Types serve several purposes in Noms:

  1. Most importantly, types make Noms data self-describing. You can use the types.TypeOf function on any Noms Value, no matter how large, and get a very precise description of the entire value and all values reachable from it. This allows software to interoperate without prior agreement or planning.

  2. Users of Noms can define their own structures and publish data that uses them. This allows for ad-hoc standardization of types within communities working on similar data.

  3. Types can be used structurally. A program can check incoming data against a required type. If the incoming root chunk matches the type, or is a superset of it, then the program can proceed with certainty of the shape of all accessible data. This enables richer interoperability between software, since schemas can be expanded over time as long as a compatible subset remains.

  4. Eventually, we plan to add type restrictions to datasets, which would enforce the allowed types that can be committed to a dataset. This would allow something akin to schema validation in traditional databases.

Refs vs Hashes

A hash in Noms is just like the hashes used elsewhere in computing: a short string of bytes that uniquely identifies a larger value. Every value in Noms has a hash. Noms currently uses the sha2-512 hash function, but that can change in future versions of the system.

A ref is different in subtle, but important ways. A Ref is a part of the type system - a Ref is a value. Anywhere you can find a Noms value, you can find a Ref. For example, you can commit a Ref<T> to a dataset, but you can't commit a bare hash.

The difference is that Ref carries the type of its target, along with the hash. This allows us to efficiently validate commits that include Ref, among other things.

Type Accretion

Noms is an immutable database, which leads to the question: How do you change the schema? If I have a dataset containing Set<Number>, and I later decide that it should be Set<String>, what do I do?

You might say that you just commit the new type, but that would mean that users can't look at a dataset and understand what types previous versions contained, without manually exploring every one of those commits.

We call our solution to this problem Type Accretion.

If you construct a Set containing only Numbers, its type will be Set<Number>. If you then insert a string into this set, the type of the resulting value is Set<Number|String>.

This is usually completely implicit, done based on the data you store (you can set types explicitly though, which is useful in some cases).

We do the same thing for datasets.
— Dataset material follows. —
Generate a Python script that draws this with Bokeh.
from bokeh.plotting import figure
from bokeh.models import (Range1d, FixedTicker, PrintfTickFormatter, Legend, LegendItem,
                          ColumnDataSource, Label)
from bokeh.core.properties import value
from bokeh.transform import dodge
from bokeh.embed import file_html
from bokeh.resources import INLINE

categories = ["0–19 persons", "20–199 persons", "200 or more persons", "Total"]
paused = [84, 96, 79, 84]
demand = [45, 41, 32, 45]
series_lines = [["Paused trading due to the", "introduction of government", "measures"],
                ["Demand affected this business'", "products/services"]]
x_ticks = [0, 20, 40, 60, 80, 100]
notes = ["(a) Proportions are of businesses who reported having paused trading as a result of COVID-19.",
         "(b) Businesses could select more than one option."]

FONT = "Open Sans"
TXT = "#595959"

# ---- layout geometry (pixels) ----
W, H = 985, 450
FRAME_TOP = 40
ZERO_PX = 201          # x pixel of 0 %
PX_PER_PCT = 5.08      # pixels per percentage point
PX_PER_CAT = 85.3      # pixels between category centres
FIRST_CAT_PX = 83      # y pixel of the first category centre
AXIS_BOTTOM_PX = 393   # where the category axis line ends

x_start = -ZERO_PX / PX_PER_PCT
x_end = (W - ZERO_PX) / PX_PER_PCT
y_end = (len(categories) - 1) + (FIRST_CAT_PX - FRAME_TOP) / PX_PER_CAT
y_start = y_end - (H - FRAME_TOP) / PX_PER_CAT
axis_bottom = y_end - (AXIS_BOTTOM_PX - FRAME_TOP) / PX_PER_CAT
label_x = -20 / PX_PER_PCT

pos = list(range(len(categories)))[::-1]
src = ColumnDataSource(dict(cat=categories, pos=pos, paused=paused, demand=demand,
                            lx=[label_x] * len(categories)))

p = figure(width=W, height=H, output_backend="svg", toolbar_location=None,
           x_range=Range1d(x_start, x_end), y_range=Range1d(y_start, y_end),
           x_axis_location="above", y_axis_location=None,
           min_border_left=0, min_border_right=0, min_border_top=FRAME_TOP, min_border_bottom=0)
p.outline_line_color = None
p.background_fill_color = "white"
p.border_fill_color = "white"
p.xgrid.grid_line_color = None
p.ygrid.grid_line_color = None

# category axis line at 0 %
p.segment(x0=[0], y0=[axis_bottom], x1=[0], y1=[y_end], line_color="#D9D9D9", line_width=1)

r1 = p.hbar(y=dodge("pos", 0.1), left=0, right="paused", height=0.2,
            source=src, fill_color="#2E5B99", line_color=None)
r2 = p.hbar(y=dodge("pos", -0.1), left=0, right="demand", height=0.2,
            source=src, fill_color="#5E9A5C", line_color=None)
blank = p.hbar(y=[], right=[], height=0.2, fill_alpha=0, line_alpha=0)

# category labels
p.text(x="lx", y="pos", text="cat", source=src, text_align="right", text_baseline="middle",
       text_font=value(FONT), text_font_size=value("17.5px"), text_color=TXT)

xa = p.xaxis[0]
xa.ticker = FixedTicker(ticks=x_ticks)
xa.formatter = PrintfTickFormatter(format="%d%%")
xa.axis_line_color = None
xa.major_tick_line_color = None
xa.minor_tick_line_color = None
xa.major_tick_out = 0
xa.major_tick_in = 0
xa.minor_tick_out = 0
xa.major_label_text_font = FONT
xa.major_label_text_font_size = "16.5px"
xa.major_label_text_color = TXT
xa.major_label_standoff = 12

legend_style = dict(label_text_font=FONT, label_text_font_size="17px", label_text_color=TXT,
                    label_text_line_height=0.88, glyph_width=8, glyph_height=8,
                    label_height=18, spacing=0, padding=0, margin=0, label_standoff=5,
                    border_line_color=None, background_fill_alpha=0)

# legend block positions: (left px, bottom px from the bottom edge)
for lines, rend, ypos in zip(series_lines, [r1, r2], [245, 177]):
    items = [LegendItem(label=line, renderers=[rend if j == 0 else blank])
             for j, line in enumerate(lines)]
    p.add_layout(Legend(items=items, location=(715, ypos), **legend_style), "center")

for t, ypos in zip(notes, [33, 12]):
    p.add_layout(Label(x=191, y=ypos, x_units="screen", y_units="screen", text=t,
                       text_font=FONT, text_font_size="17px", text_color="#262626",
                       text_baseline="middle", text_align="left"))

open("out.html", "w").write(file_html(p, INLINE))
If you commit a Set<Number>, the type of the commit we create for you is:

Struct Commit {
	Value: Set<Number>
	Parents: Set<Ref<Cycle<Commit>>>
}

This tells you that the current and all previous commits have values of type Set<Number>.

But if you then commit a Set<String> to this same dataset, then the type of that commit will be:

Struct Commit {
	Value: Set<String>
	Parents: Set<Ref<Cycle<Commit>> |
		Ref<Struct Commit {
			Value: Set<Number>
			Parents: Cycle<Commit>
		}>>
	}
}

This tells you that the dataset's current commit has a value of type Set<String> and that previous commits are either the same, or else have a value of type Set<Number>.
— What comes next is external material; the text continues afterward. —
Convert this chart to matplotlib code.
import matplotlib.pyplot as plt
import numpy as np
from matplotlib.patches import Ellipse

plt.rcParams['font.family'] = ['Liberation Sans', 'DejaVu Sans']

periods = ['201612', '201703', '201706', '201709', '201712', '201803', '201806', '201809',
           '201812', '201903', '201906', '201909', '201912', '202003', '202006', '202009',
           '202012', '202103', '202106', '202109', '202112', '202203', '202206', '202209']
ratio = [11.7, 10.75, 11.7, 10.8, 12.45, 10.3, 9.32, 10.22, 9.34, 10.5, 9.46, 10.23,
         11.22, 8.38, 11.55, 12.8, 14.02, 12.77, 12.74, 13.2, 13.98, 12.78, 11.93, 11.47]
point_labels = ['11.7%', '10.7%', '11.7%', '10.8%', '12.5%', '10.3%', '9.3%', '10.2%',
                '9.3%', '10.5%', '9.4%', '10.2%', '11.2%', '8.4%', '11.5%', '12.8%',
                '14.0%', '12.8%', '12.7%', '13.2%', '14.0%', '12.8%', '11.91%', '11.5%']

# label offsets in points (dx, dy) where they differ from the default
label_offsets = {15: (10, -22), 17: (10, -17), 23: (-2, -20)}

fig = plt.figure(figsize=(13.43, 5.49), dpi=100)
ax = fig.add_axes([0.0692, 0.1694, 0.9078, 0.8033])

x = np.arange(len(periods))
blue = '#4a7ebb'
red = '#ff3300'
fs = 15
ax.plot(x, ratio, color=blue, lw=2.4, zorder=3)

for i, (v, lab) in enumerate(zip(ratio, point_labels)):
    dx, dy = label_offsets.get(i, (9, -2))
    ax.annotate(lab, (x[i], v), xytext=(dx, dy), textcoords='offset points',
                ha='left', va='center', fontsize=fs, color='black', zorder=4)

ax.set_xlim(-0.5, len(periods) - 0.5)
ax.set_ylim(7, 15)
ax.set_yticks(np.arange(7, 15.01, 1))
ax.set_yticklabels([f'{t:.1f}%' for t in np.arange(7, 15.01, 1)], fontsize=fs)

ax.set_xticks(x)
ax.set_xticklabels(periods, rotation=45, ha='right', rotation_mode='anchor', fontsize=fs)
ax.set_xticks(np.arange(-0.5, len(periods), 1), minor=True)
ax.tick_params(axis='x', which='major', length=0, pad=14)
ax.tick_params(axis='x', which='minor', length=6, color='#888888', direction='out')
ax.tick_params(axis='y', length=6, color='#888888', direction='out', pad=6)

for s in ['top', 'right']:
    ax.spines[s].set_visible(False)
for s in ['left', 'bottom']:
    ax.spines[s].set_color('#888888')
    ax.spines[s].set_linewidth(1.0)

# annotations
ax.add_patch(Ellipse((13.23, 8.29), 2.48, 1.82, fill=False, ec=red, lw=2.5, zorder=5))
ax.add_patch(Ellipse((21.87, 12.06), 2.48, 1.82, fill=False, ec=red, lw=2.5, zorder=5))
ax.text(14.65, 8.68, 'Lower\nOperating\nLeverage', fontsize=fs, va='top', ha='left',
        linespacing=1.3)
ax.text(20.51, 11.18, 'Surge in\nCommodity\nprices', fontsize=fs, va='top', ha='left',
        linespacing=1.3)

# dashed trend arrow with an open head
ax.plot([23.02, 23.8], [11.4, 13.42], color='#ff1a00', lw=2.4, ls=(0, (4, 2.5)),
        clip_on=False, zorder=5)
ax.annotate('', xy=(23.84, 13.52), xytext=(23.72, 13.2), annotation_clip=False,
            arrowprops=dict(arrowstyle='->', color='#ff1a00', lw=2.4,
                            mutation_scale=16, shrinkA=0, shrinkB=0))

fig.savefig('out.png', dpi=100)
Type accretion has a number of benefits related to schema changes:

  1. You can widen the type of any container (list, set, map) without rewriting any existing data. Set<Struct { name: String }> becomes Set<Struct { name: String }> | Struct { name: String, age: Number }>> and all existing data is reused.
  2. You can widen containers in ways that other databases wouldn't allow. For example, you can go from Set<Number> to Set<Number|String>. Existing data is still reused.
  3. You can change the type of a dataset in either direction - either widening or narrowing it, and the dataset remains self-documenting as to its current and previous types.

Prolly Trees: Probabilistic B-Trees

A critical invariant of Noms is that the same value will be represented by the same graph, having the same chunk boundaries, regardless of what past sequence of logical mutations resulted in the value. This is the essence of content-addressing and it is what makes deduplication, efficient sync, indexing, and and other features of Noms possible.
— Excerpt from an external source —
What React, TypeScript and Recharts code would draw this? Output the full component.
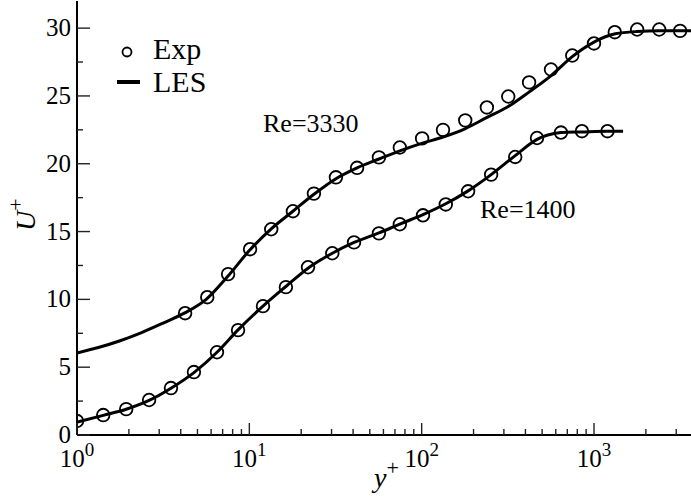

But this invariant also rules out the use of classical B-Trees, because a B-Tree’s internal state depends upon its mutation history. In order to model large mutable collections in Noms, of the type where B-Trees would typically be used, Noms instead introduces Prolly Trees.

A Prolly Tree is a search tree where the number of values stored in each node is determined probabilistically, based on the data which is stored in the tree.

A Prolly Tree is similar in many ways to a B-Tree, except that the number of values in each node has a probabilistic average rather than an enforced upper and lower bound, and the set of values in each node is determined by the output of a rolling hash function over the values, rather than via split and join operations when upper and lower bounds are exceeded.

Indexing and Searching with Prolly Trees

Like B-Trees, Prolly Trees are sorted. Keys of type Boolean, Number, and String sort in their natural order. Other types sort by their hash.

Because of this sorting, Noms collections can be used as efficient indexes, in the same manner as primary and secondary indexes in traditional databases.

For example, say you want to quickly be able to find Person structs by their age. You could build a map of type Map<Number, Set<Person>>. This would allow you to quickly (~logk(n) seeks, where k is average prolly tree width, which is currently 64) find all the people of an exact age. But it would also allow you to find all people within a range of ages efficiently (~num_results/logk(n) seeks), even if the ages are non-integral.

Also, because Noms collections are ordered search trees, it is possible to implement set operations like union and intersect efficiently on them.

So, for example, if you wanted to find all the people of a particular age AND having a particular hair color, you could construct a second map having type Map<String, Set<Person>>, and intersect the two sets.

Over time, we plan to develop this basic capability into support for some kind of generalized query system.